If you are in the need of expanding the LUN where your Linux is installed without rebooting the server, then may be that here you can find the right answer. Your Linux must be sufficiently recent to support features like LVM version 2, ext3 on-line resizing and so on.

My setup in tihs test is the following:

A Linux RedHat 5.3 64 bit Virtual Machine with a single 300 GB LUN /dev/sda in Raw Device Mapping mode (Physical Compatibility mode) under VMware 3.5 and a Compellent SAN. Inside the single disk there is one Volume Group (vg0) with serveral Logical Volumes.

The SAN guys expanded on-line the LUN from 300 to 500 GB (a 30″ operation :-) ).

To force the rescan of partition to get the kernel aware of the new size (supposing your LUN is /dev/sda):

# echo 1 > /sys/block/sda/device/rescan

and then in dmesg you’ll see:

SCSI device sda: 1048576000 512-byte hdwr sectors (536871 MB)
sda: Write Protect is off
sda: Mode Sense: 8f 00 00 08
SCSI device sda: drive cache: write through
sda: detected capacity change from 322122547200 to 536870912000

Now you have two choices at this point: expand the partition containing the current volume group or create a new partition and extend the current volume group. I sincerely prefer the latter, since resizing the partition with fdisk is a risky operation IMVHO.

Use fdisk to create a new partition of type LVM (0×8e) in the free space. But at this point you may have trouble in the kernel re-reading the partition table:

# sfdisk -R /dev/sda
BLKRRPART: Device or resource busy

So to inform the OS of the partition table changes use partprobe(8) command which comes with the parted packages.

Verify in /proc/partitions that the kernel has updated the partition table.

Now use pvcreate /dev/sda3, then vgextend vg0 /dev/sda3 and you are done!

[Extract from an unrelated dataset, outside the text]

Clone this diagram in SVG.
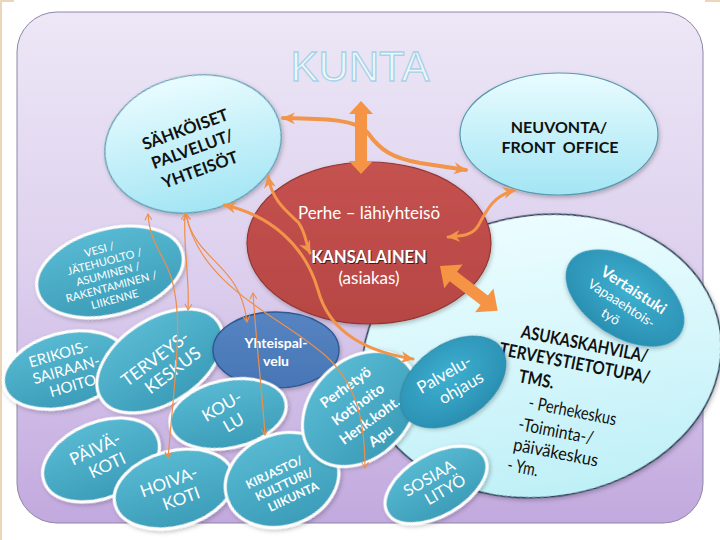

Verify with vgdisplay that the Free PE are consistent.

To make some more stress test I made the following:

While running this command on a newly created LVM partition /dev/vg0/TRASHME mounted on /TRASH:

# dd if=/dev/zero of=TTTT bs=1024k count=30000
..... dd is running....

I tried an online resizing of the Logical Volume and the ext3 partition inside it:

# lvextend -L+10G /dev/vg0/TRASHME
Extending logical volume TRASHME to 40.00 GB
Logical volume TRASHME successfully resized
# resize2fs /dev/vg0/TRASHME
resize2fs 1.39 (29-May-2006)
Filesystem at /dev/vg0/TRASHME is mounted on /TRASH; on-line resizing required
Performing an on-line resize of /dev/vg0/TRASHME to 10485760 (4k) blocks.
The filesystem on /dev/vg0/TRASHME is now 10485760 blocks long.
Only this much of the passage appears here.